▶ [WRITTEN PROBLEM] Print the listing as it stands, omitting all images.
########
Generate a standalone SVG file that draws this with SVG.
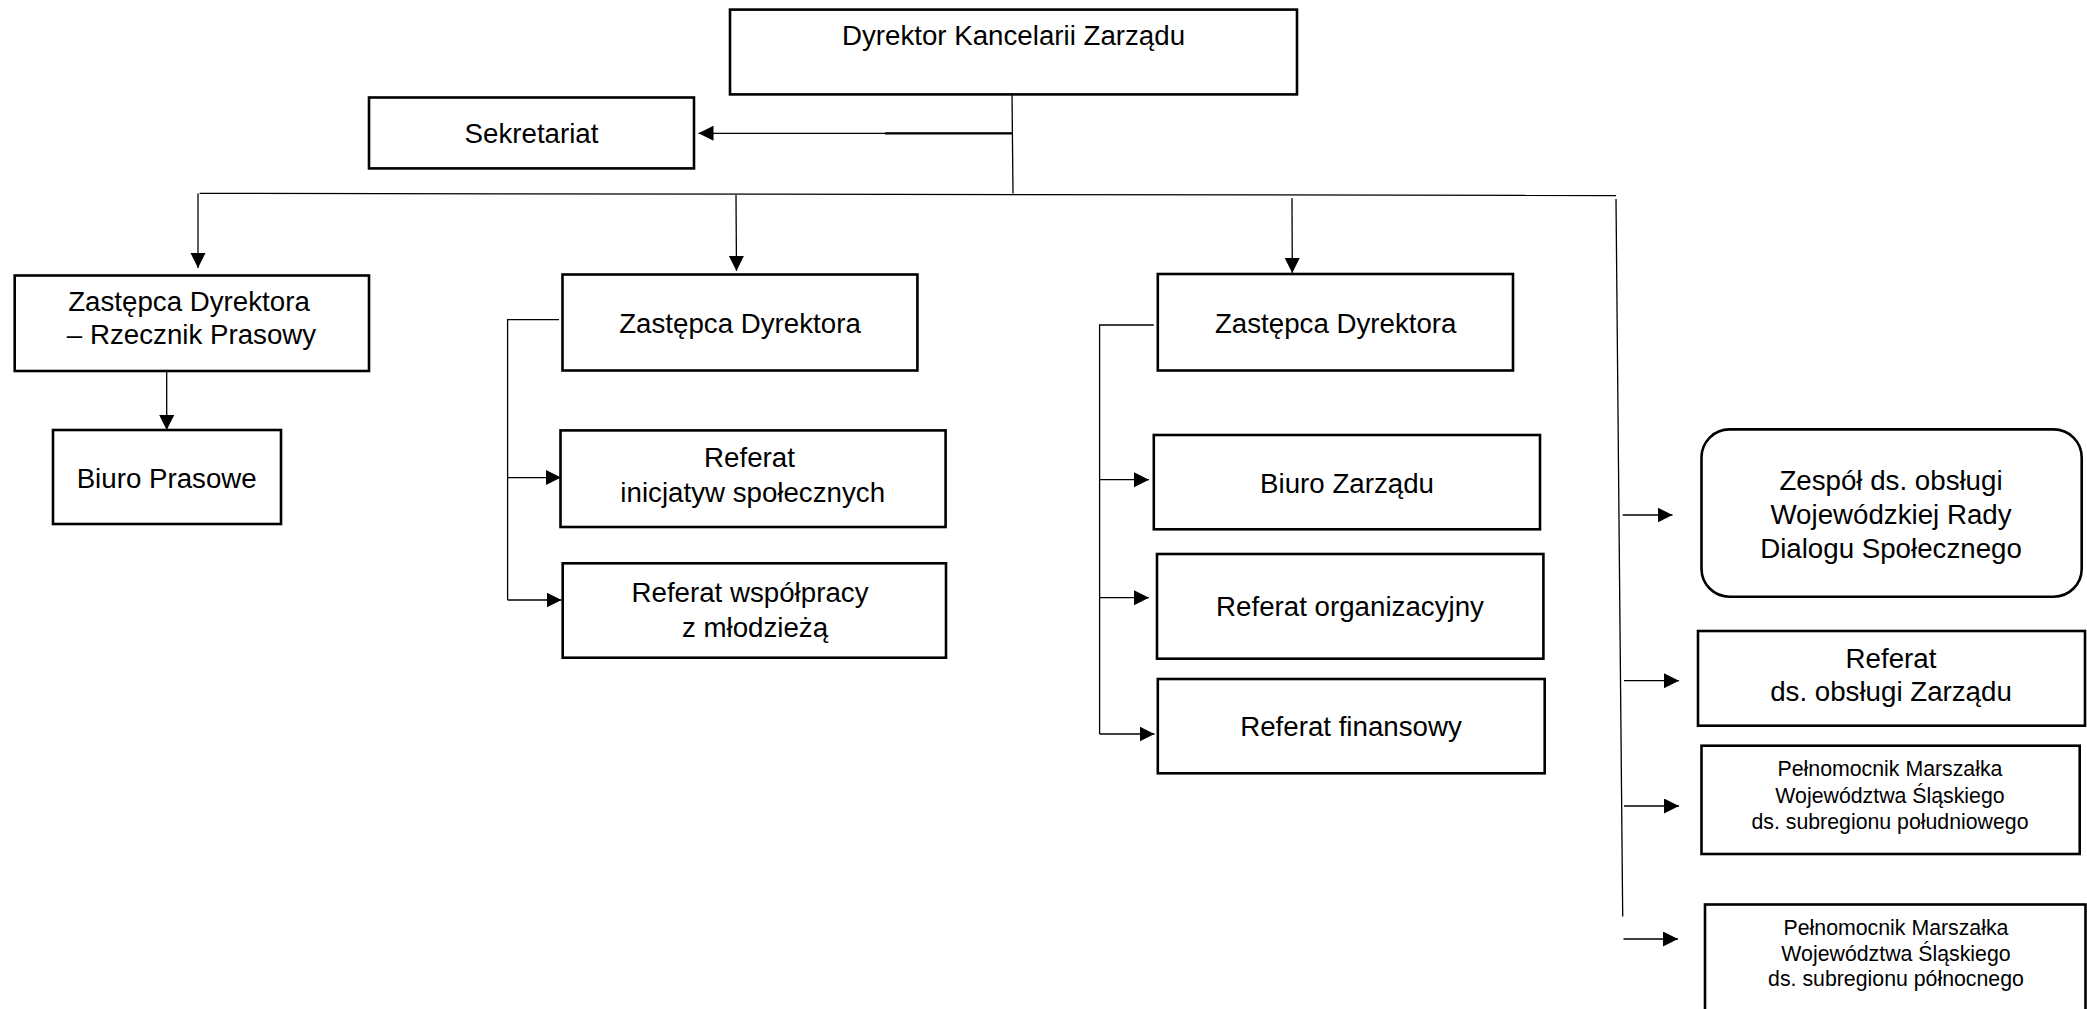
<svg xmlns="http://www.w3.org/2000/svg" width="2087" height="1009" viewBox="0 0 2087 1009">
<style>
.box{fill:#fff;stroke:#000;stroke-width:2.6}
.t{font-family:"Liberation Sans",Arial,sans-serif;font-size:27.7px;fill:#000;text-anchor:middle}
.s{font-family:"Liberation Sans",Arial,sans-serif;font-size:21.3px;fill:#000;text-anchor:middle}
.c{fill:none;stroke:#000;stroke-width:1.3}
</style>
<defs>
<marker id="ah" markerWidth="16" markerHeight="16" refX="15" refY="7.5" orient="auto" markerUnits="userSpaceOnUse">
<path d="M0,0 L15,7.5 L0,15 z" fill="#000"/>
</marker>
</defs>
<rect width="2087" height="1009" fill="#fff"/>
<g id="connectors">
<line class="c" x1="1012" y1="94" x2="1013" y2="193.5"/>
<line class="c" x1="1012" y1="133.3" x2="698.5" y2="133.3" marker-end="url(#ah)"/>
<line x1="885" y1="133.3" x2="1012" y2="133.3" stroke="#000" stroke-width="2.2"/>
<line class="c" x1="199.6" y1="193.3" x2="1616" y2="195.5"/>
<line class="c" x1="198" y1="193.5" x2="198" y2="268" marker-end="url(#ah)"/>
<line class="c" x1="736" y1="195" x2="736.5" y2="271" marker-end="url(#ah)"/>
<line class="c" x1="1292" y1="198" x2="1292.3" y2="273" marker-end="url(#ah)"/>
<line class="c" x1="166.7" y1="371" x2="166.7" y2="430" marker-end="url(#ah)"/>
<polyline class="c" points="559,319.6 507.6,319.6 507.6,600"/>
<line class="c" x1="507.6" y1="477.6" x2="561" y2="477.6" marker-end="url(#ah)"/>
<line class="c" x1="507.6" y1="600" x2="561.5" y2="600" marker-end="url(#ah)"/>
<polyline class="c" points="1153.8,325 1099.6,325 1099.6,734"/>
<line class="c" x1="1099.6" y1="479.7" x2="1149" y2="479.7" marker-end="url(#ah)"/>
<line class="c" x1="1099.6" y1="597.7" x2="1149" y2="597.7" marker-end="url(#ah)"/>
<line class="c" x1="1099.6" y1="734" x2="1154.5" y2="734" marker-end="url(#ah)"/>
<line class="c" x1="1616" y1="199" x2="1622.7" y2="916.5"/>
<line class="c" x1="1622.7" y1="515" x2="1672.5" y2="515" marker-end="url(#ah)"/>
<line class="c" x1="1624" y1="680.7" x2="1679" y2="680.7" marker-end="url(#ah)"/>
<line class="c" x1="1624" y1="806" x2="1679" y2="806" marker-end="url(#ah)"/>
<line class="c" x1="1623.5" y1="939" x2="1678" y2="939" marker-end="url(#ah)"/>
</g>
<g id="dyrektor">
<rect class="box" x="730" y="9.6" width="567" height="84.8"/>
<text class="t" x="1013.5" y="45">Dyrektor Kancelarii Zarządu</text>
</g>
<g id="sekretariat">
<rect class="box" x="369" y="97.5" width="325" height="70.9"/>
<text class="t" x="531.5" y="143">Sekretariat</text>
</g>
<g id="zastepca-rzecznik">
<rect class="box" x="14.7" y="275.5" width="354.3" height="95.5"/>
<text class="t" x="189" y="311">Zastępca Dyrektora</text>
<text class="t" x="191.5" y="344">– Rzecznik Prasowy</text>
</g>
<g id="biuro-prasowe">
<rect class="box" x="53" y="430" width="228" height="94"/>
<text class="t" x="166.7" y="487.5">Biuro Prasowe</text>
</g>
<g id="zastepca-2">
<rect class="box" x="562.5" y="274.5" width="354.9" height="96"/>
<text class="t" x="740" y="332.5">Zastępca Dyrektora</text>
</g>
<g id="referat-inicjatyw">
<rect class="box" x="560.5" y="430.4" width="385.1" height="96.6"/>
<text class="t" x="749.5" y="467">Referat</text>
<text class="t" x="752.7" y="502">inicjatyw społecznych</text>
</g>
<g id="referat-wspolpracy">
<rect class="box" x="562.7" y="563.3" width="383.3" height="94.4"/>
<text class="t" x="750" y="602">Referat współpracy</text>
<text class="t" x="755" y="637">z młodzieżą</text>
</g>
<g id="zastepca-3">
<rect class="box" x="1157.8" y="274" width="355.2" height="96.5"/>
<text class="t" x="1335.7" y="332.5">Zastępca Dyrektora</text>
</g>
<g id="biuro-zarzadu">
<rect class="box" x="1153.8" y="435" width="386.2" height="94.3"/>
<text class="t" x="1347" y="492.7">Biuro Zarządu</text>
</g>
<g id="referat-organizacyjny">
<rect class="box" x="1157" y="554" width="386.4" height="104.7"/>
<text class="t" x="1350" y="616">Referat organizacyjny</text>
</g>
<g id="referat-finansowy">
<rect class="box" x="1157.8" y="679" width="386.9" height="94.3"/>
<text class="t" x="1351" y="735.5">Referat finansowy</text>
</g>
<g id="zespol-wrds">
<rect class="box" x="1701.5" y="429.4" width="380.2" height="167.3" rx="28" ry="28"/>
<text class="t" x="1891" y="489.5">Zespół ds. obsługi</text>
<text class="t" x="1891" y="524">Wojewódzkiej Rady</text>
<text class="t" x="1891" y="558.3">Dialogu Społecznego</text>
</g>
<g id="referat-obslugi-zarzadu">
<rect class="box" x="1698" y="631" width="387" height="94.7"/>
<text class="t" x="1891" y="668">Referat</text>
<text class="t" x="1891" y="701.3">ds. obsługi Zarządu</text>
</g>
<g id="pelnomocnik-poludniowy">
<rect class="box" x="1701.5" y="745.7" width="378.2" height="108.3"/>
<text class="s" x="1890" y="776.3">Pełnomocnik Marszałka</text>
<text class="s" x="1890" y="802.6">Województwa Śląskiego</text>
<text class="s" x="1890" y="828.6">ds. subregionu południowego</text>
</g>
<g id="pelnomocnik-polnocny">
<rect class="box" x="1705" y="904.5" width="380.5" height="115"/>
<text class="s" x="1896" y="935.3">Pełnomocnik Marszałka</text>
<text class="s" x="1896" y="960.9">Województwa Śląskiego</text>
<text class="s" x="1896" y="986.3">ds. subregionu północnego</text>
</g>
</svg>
########
▶ [RESULT OF THIS EXERCISE]
Generate a standalone SVG file that draws this with SVG.
<svg xmlns="http://www.w3.org/2000/svg" width="2087" height="1009" viewBox="0 0 2087 1009">
<style>
.box{fill:#fff;stroke:#000;stroke-width:2.6}
.t{font-family:"Liberation Sans",Arial,sans-serif;font-size:27.7px;fill:#000;text-anchor:middle}
.s{font-family:"Liberation Sans",Arial,sans-serif;font-size:21.3px;fill:#000;text-anchor:middle}
.c{fill:none;stroke:#000;stroke-width:1.3}
</style>
<defs>
<marker id="ah" markerWidth="16" markerHeight="16" refX="15" refY="7.5" orient="auto" markerUnits="userSpaceOnUse">
<path d="M0,0 L15,7.5 L0,15 z" fill="#000"/>
</marker>
</defs>
<rect width="2087" height="1009" fill="#fff"/>
<g id="connectors">
<line class="c" x1="1012" y1="94" x2="1013" y2="193.5"/>
<line class="c" x1="1012" y1="133.3" x2="698.5" y2="133.3" marker-end="url(#ah)"/>
<line x1="885" y1="133.3" x2="1012" y2="133.3" stroke="#000" stroke-width="2.2"/>
<line class="c" x1="199.6" y1="193.3" x2="1616" y2="195.5"/>
<line class="c" x1="198" y1="193.5" x2="198" y2="268" marker-end="url(#ah)"/>
<line class="c" x1="736" y1="195" x2="736.5" y2="271" marker-end="url(#ah)"/>
<line class="c" x1="1292" y1="198" x2="1292.3" y2="273" marker-end="url(#ah)"/>
<line class="c" x1="166.7" y1="371" x2="166.7" y2="430" marker-end="url(#ah)"/>
<polyline class="c" points="559,319.6 507.6,319.6 507.6,600"/>
<line class="c" x1="507.6" y1="477.6" x2="561" y2="477.6" marker-end="url(#ah)"/>
<line class="c" x1="507.6" y1="600" x2="561.5" y2="600" marker-end="url(#ah)"/>
<polyline class="c" points="1153.8,325 1099.6,325 1099.6,734"/>
<line class="c" x1="1099.6" y1="479.7" x2="1149" y2="479.7" marker-end="url(#ah)"/>
<line class="c" x1="1099.6" y1="597.7" x2="1149" y2="597.7" marker-end="url(#ah)"/>
<line class="c" x1="1099.6" y1="734" x2="1154.5" y2="734" marker-end="url(#ah)"/>
<line class="c" x1="1616" y1="199" x2="1622.7" y2="916.5"/>
<line class="c" x1="1622.7" y1="515" x2="1672.5" y2="515" marker-end="url(#ah)"/>
<line class="c" x1="1624" y1="680.7" x2="1679" y2="680.7" marker-end="url(#ah)"/>
<line class="c" x1="1624" y1="806" x2="1679" y2="806" marker-end="url(#ah)"/>
<line class="c" x1="1623.5" y1="939" x2="1678" y2="939" marker-end="url(#ah)"/>
</g>
<g id="dyrektor">
<rect class="box" x="730" y="9.6" width="567" height="84.8"/>
<text class="t" x="1013.5" y="45">Dyrektor Kancelarii Zarządu</text>
</g>
<g id="sekretariat">
<rect class="box" x="369" y="97.5" width="325" height="70.9"/>
<text class="t" x="531.5" y="143">Sekretariat</text>
</g>
<g id="zastepca-rzecznik">
<rect class="box" x="14.7" y="275.5" width="354.3" height="95.5"/>
<text class="t" x="189" y="311">Zastępca Dyrektora</text>
<text class="t" x="191.5" y="344">– Rzecznik Prasowy</text>
</g>
<g id="biuro-prasowe">
<rect class="box" x="53" y="430" width="228" height="94"/>
<text class="t" x="166.7" y="487.5">Biuro Prasowe</text>
</g>
<g id="zastepca-2">
<rect class="box" x="562.5" y="274.5" width="354.9" height="96"/>
<text class="t" x="740" y="332.5">Zastępca Dyrektora</text>
</g>
<g id="referat-inicjatyw">
<rect class="box" x="560.5" y="430.4" width="385.1" height="96.6"/>
<text class="t" x="749.5" y="467">Referat</text>
<text class="t" x="752.7" y="502">inicjatyw społecznych</text>
</g>
<g id="referat-wspolpracy">
<rect class="box" x="562.7" y="563.3" width="383.3" height="94.4"/>
<text class="t" x="750" y="602">Referat współpracy</text>
<text class="t" x="755" y="637">z młodzieżą</text>
</g>
<g id="zastepca-3">
<rect class="box" x="1157.8" y="274" width="355.2" height="96.5"/>
<text class="t" x="1335.7" y="332.5">Zastępca Dyrektora</text>
</g>
<g id="biuro-zarzadu">
<rect class="box" x="1153.8" y="435" width="386.2" height="94.3"/>
<text class="t" x="1347" y="492.7">Biuro Zarządu</text>
</g>
<g id="referat-organizacyjny">
<rect class="box" x="1157" y="554" width="386.4" height="104.7"/>
<text class="t" x="1350" y="616">Referat organizacyjny</text>
</g>
<g id="referat-finansowy">
<rect class="box" x="1157.8" y="679" width="386.9" height="94.3"/>
<text class="t" x="1351" y="735.5">Referat finansowy</text>
</g>
<g id="zespol-wrds">
<rect class="box" x="1701.5" y="429.4" width="380.2" height="167.3" rx="28" ry="28"/>
<text class="t" x="1891" y="489.5">Zespół ds. obsługi</text>
<text class="t" x="1891" y="524">Wojewódzkiej Rady</text>
<text class="t" x="1891" y="558.3">Dialogu Społecznego</text>
</g>
<g id="referat-obslugi-zarzadu">
<rect class="box" x="1698" y="631" width="387" height="94.7"/>
<text class="t" x="1891" y="668">Referat</text>
<text class="t" x="1891" y="701.3">ds. obsługi Zarządu</text>
</g>
<g id="pelnomocnik-poludniowy">
<rect class="box" x="1701.5" y="745.7" width="378.2" height="108.3"/>
<text class="s" x="1890" y="776.3">Pełnomocnik Marszałka</text>
<text class="s" x="1890" y="802.6">Województwa Śląskiego</text>
<text class="s" x="1890" y="828.6">ds. subregionu południowego</text>
</g>
<g id="pelnomocnik-polnocny">
<rect class="box" x="1705" y="904.5" width="380.5" height="115"/>
<text class="s" x="1896" y="935.3">Pełnomocnik Marszałka</text>
<text class="s" x="1896" y="960.9">Województwa Śląskiego</text>
<text class="s" x="1896" y="986.3">ds. subregionu północnego</text>
</g>
</svg>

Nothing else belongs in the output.